From this point, the movie makes a series of mistakes that lessen the effect. A few fellow crew members with memory loss, like the mistrusting Nadia (Antje Traue) and the affably foreign-tongued Manh (Cung Le), show up, proving to be annoying rather than good company. The handling of the sole African American character, Leland (Eddie Rouse), comes off as almost racist in his initial role as a wacky, exposition-spouting "magical negro," then goes one worse when he becomes the antagonist, then goes one worse when he segues into a tag-along buffoon, and finally hits his low when he is killed off without having served an ounce of purpose. Even more calamitous than these two-dimensional figures are the, for lack of a better word that would give away a major plot point, monsters. Simply put, they aren't scary. Their design is tacky, for one, and they are shot most of the time using an out-of-the-place shaky-cam and garbled editing that make them even less imposing.
From HBO's "Six Feet Under" to 2005's "
Hostage" to 2007's "
30 Days of Night," Ben Foster has made a career in recent years out of playing oddballs and bad guys. Though his role as Bower is more conventional, it is nice to see him get to play a relatively normal character this time around. By comparison, Dennis Quaid (2009's "G.I. Joe: The Rise of Cobra
") is typecast as Payton, barking orders and altogether sounding authoritative. Cam Gigandet (2009's "The Unborn
") is chilling in a limited part as Gallo, a fellow crew member who pops up to keep Payton company and starts acting mighty suspicious.
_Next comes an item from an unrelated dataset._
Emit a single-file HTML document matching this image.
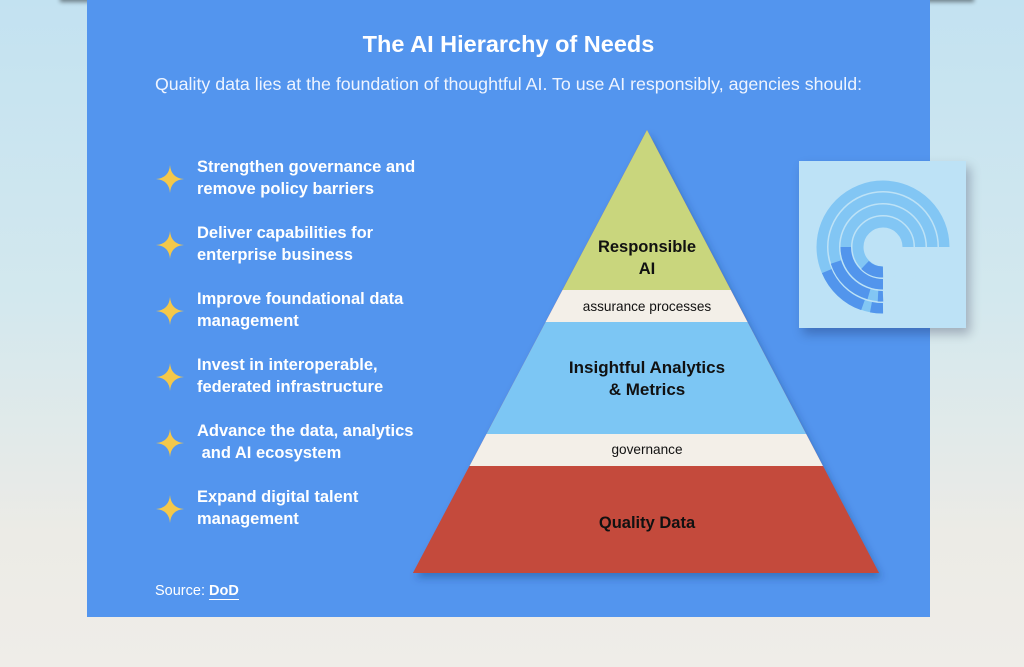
<!DOCTYPE html>
<html><head><style>
html,body{margin:0;padding:0}
body{width:1024px;height:667px;overflow:hidden;position:relative;background:linear-gradient(180deg,#c3e2f1 0%,#d3e8ee 45%,#ecebe6 80%,#efede8 100%);font-family:"Liberation Sans",sans-serif}
.panel{position:absolute;left:87px;top:0;width:843px;height:617px;background:#5395ee}
.top{position:absolute;left:60px;top:-6px;width:914px;height:6px;box-shadow:0 2px 4px rgba(0,0,0,.45)}
h1{position:absolute;left:87px;width:843px;top:31px;margin:0;text-align:center;color:#fff;font-size:23.5px;font-weight:bold}
.sub{position:absolute;left:87px;width:843px;top:74px;text-align:center;color:#eef4ff;font-size:17.8px}
.item{position:absolute;left:197px;color:#fff;font-size:16.5px;font-weight:bold;line-height:22px}
.star{position:absolute;left:155px;width:30px;height:30px}
.src{position:absolute;left:155px;top:583px;color:#fff;font-size:14.5px}
.src b{border-bottom:1px solid #fff}
.logo{position:absolute;left:799px;top:161px;width:167px;height:167px;background:#bde2f6;box-shadow:4px 6px 10px rgba(0,0,40,.25)}
</style></head><body>
<div class="top"></div>
<div class="panel"></div>
<h1>The AI Hierarchy of Needs</h1>
<div class="sub">Quality data lies at the foundation of thoughtful AI. To use AI responsibly, agencies should:</div>

<svg width="0" height="0" style="position:absolute"><defs><g id="st"><path d="M15 1 Q16 14 29 15 Q16 16 15 29 Q14 16 1 15 Q14 14 15 1Z" fill="#f4c84a"/></g></defs></svg>
<svg class="star" style="top:164px"><use href="#st"/></svg>
<svg class="star" style="top:230px"><use href="#st"/></svg>
<svg class="star" style="top:296px"><use href="#st"/></svg>
<svg class="star" style="top:362px"><use href="#st"/></svg>
<svg class="star" style="top:428px"><use href="#st"/></svg>
<svg class="star" style="top:494px"><use href="#st"/></svg>
<div class="item" style="top:156px">Strengthen governance and<br>remove policy barriers</div>
<div class="item" style="top:222px">Deliver capabilities for<br>enterprise business</div>
<div class="item" style="top:288px">Improve foundational data<br>management</div>
<div class="item" style="top:354px">Invest in interoperable,<br>federated infrastructure</div>
<div class="item" style="top:420px">Advance the data, analytics<br>&nbsp;and AI ecosystem</div>
<div class="item" style="top:486px">Expand digital talent<br>management</div>
<div class="src">Source: <b>DoD</b></div>

<svg style="position:absolute;left:0;top:0" width="1024" height="667">
<defs>
<clipPath id="tri"><polygon points="647,130 879,573 413,573"/></clipPath>
<filter id="sh" x="-10%" y="-10%" width="130%" height="130%"><feDropShadow dx="3" dy="5" stdDeviation="4" flood-color="#103070" flood-opacity=".35"/></filter>
</defs>
<polygon points="647,130 879,573 413,573" fill="#c44a3c" filter="url(#sh)"/>
<g clip-path="url(#tri)">
<rect x="400" y="130" width="500" height="160" fill="#c9d67d"/>
<rect x="400" y="290" width="500" height="32" fill="#f3efe8"/>
<rect x="400" y="322" width="500" height="112" fill="#7cc6f4"/>
<rect x="400" y="434" width="500" height="32" fill="#f3efe8"/>
<rect x="400" y="466" width="500" height="107" fill="#c44a3c"/>
</g>
<g font-family="Liberation Sans,sans-serif" text-anchor="middle" fill="#111">
<text x="647" y="252" font-size="16.5" font-weight="bold">Responsible</text>
<text x="647" y="274" font-size="16.5" font-weight="bold">AI</text>
<text x="647" y="311" font-size="13.6">assurance processes</text>
<text x="647" y="373" font-size="17" font-weight="bold">Insightful Analytics</text>
<text x="647" y="395" font-size="17" font-weight="bold">&amp; Metrics</text>
<text x="647" y="454" font-size="13.6">governance</text>
<text x="647" y="528" font-size="16.5" font-weight="bold">Quality Data</text>
</g>
</svg>

<div class="logo">
<svg width="167" height="167" viewBox="799 161 167 167" fill="none">
<g stroke="#82c6f4" stroke-width="11">
<path d="M822 247 A61 61 0 0 1 944 247"/>
<path d="M834 247 A49 49 0 0 1 932 247"/>
<path d="M846 247 A37 37 0 0 1 920 247"/>
<path d="M858 247 A25 25 0 0 1 908 247"/>
<path d="M822 247 A61 61 0 0 0 883 308"/>
<path d="M834 247 A49 49 0 0 0 883 296"/>
<path d="M846 247 A37 37 0 0 0 883 284"/>
<path d="M858 247 A25 25 0 0 0 883 272"/>
</g>
<g stroke="#5295ec" stroke-width="11">
<path d="M827 271 A61 61 0 0 0 863 305"/>
<path d="M836 262 A49 49 0 0 0 869 294"/>
<path d="M846 247 A37 37 0 0 0 883 284"/>
<path d="M865 265 A25 25 0 0 0 883 272"/>
<path d="M871 307 A61 61 0 0 0 883 308"/>
<path d="M878 296 A49 49 0 0 0 883 296"/>
</g>
<g stroke="#bde2f6" stroke-width="1">
<circle cx="883" cy="247" r="55.5"/><circle cx="883" cy="247" r="43.5"/><circle cx="883" cy="247" r="31.5"/>
</g>
</svg>
</div>
</body></html>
Watching "Pandorum" play out in an awfully rudimentary fashion does not prepare the viewer for a few third-act surprises. One of them involving Payton and Gallo feels old-hat, not far off from producer Paul W.S. Anderson's own 1997 space-set horror pic "Event Horizon," but the film's last handful of minutes are superb, even wondrous, in their game-changing ways and ultimate wrap-up. "Pandorum," the title describing the process of losing one's mind due to psychological trauma and desolation, ends on a high plateau, but it comes too late to save what has gone before. The stereotypical characterizations and unsuccessful frights are bad enough, but by the time one of the creatures tosses Manh a pipe and they proceed to martial arts fight, it's safe to presume that a shark has been jumped and there is no turning things around.